• UK headline/core CPI fall short of expectations and prompt some fresh GBP selling.
• Risk-on mood weighs on JPY’s safe-haven demand and helps limit further downside.
The GBP/JPY cross continued losing ground for the third consecutive session on Wednesday and dropped to one-week lows on softer UK consumer inflation figures.
The cross extended this week's rejection slide from just ahead of the very important 200-day SMA and met with some fresh supply after the headline UK CPI fell short of consensus estimates, coming in at 2.4% y/y in June.
Adding to the disappointment, core CPI, which excludes volatile food and energy prices) arrived at 1.9%, down from 2.1% previous and dragged the cross farther from near eight-week tops set at the beginning of this week.
Today's weaker inflation readings might have done little to fade prospects for an August BoE rate hike move and thus, helped limit further downside. This coupled with the prevalent risk-on mood, which tends to weigh on the Japanese Yen's safe-haven appeal, further assisted the cross to defend the 147.00 handle, at least for the time being.

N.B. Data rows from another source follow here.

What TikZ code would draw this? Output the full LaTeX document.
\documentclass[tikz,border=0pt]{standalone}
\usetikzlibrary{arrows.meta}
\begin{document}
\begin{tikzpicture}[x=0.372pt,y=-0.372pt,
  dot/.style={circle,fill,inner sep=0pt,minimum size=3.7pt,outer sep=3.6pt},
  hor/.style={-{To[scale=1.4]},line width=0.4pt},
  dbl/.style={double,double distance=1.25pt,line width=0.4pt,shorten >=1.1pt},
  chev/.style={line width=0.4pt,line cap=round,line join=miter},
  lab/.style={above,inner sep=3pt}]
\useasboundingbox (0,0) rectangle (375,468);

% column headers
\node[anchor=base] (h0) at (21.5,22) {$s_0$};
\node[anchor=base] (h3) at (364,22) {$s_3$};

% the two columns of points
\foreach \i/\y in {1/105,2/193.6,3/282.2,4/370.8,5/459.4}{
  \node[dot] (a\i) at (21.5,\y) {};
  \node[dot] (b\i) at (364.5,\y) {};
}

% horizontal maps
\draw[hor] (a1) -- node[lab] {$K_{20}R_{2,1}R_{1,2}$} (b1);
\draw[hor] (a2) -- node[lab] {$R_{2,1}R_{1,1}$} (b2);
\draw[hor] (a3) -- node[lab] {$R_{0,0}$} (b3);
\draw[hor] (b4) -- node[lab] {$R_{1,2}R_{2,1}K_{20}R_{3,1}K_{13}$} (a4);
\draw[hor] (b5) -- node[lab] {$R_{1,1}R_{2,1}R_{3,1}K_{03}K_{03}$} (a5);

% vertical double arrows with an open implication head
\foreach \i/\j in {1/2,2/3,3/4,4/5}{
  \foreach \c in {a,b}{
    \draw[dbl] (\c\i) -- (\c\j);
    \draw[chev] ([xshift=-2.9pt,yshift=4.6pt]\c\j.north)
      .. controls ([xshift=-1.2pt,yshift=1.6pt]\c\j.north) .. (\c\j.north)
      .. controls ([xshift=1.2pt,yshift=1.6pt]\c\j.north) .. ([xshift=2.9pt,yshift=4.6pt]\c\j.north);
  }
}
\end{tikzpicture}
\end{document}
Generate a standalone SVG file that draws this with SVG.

It would now be interesting to see if bears are able to maintain their dominant position or opt to lighten their positions, especially after the recent fall of around 225-pips from near eight-week tops set at the beginning of this week.
Technical levels to watch
Weakness below the 147.00 mark is likely to get extended towards 146.70-65 horizontal zone en-route the 146.15-10 support area. On the flip side, the 147.70-80 region now seems to act as an immediate hurdle, above which the cross is likely to surpass the 148.00 handle and aim back towards testing 148.70 supply zone.